→ AIM OF THE TASK:
Repeat exactly, and only, the lines below starting at the line that contains "What D3.js code" and ending at the line that contains "0.025, 0.03, 0.035];", inclusive of both.

→ RECORDS PROVIDED:
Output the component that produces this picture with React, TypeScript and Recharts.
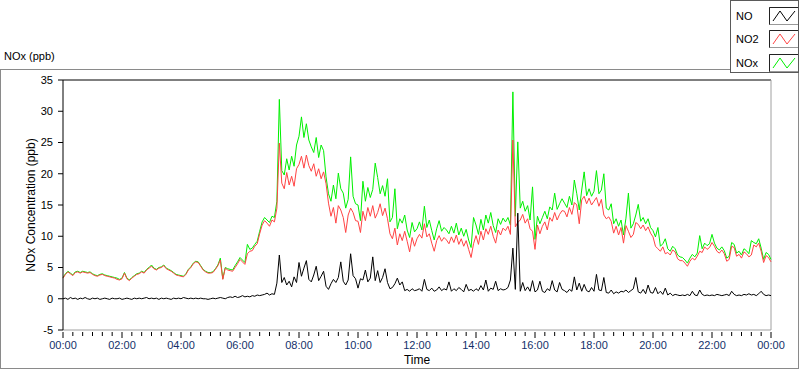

--

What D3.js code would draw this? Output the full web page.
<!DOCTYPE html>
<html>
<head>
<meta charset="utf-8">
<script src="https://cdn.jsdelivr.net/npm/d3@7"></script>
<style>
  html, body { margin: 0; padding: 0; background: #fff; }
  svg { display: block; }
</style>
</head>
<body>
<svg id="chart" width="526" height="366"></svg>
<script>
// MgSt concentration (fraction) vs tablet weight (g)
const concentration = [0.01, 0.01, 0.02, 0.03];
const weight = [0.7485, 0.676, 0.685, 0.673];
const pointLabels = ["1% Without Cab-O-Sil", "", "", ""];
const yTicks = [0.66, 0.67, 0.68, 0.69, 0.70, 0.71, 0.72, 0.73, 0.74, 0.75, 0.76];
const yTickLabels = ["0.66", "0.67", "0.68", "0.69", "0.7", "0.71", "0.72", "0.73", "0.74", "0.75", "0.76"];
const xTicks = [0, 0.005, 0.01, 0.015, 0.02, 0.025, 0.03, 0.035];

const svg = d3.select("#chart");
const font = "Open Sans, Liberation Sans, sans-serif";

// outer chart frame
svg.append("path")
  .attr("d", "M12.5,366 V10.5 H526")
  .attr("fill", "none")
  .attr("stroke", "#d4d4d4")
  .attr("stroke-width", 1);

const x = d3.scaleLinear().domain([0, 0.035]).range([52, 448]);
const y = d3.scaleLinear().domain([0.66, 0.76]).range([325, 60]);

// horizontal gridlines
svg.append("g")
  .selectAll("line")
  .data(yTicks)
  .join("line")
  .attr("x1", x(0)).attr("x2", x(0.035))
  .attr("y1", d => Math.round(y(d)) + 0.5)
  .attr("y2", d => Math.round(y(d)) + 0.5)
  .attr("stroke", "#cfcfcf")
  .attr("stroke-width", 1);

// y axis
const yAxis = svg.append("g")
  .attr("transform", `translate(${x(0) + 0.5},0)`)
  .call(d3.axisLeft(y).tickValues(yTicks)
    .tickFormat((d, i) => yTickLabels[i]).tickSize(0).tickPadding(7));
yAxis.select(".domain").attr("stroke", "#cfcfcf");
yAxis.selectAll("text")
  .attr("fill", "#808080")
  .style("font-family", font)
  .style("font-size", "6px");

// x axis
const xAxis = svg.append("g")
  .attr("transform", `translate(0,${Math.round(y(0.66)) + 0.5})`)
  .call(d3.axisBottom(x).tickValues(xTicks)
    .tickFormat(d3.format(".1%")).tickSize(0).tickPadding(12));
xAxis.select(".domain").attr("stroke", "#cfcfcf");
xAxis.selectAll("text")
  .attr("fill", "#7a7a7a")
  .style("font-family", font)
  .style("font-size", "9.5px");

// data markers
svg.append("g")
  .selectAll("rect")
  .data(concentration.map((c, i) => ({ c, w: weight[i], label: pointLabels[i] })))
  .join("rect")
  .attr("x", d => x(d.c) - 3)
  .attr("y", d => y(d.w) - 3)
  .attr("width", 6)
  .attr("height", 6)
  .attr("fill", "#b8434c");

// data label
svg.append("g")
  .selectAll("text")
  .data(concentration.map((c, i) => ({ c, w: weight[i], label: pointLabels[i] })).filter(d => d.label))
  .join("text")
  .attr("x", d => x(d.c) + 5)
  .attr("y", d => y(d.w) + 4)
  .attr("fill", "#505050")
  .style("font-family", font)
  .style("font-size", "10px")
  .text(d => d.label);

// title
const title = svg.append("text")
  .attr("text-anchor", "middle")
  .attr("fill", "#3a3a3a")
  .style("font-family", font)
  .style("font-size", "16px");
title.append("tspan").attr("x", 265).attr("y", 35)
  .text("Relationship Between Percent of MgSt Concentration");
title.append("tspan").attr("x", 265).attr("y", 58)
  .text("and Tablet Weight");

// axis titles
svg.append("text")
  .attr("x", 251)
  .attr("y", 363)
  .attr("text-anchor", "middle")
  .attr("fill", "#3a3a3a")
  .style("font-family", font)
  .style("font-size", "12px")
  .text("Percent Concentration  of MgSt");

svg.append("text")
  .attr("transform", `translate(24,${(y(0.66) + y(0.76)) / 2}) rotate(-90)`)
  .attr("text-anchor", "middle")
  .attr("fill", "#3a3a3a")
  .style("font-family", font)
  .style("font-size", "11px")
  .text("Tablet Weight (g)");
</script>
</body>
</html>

--

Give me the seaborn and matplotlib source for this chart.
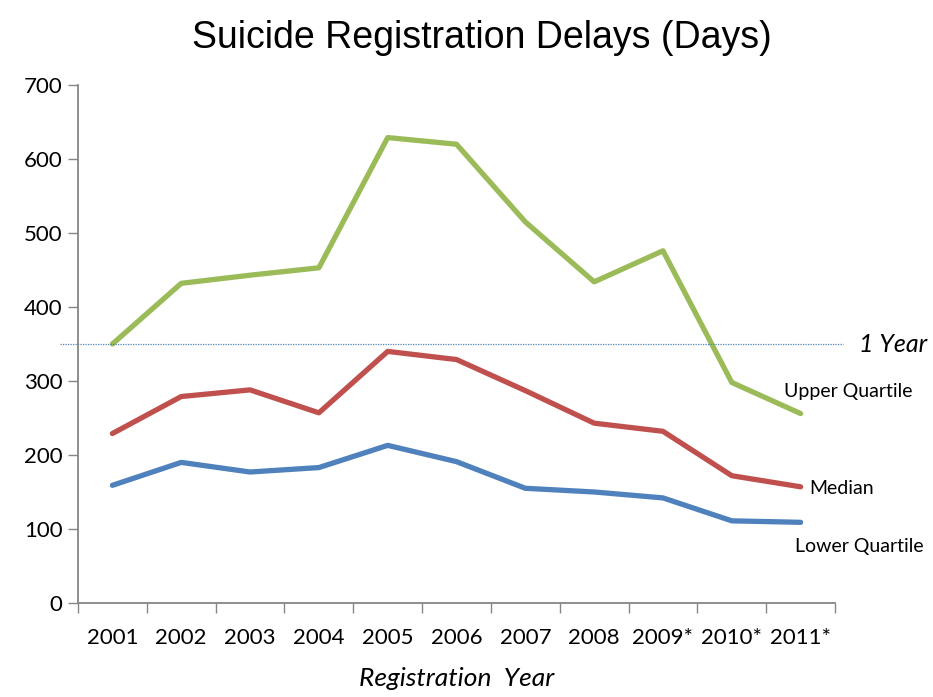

→ OUTPUT OF THE TASK:
What D3.js code would draw this? Output the full web page.
<!DOCTYPE html>
<html>
<head>
<meta charset="utf-8">
<script src="https://cdn.jsdelivr.net/npm/d3@7"></script>
<style>
  html, body { margin: 0; padding: 0; background: #fff; }
  svg { display: block; }
</style>
</head>
<body>
<svg id="chart" width="526" height="366"></svg>
<script>
// MgSt concentration (fraction) vs tablet weight (g)
const concentration = [0.01, 0.01, 0.02, 0.03];
const weight = [0.7485, 0.676, 0.685, 0.673];
const pointLabels = ["1% Without Cab-O-Sil", "", "", ""];
const yTicks = [0.66, 0.67, 0.68, 0.69, 0.70, 0.71, 0.72, 0.73, 0.74, 0.75, 0.76];
const yTickLabels = ["0.66", "0.67", "0.68", "0.69", "0.7", "0.71", "0.72", "0.73", "0.74", "0.75", "0.76"];
const xTicks = [0, 0.005, 0.01, 0.015, 0.02, 0.025, 0.03, 0.035];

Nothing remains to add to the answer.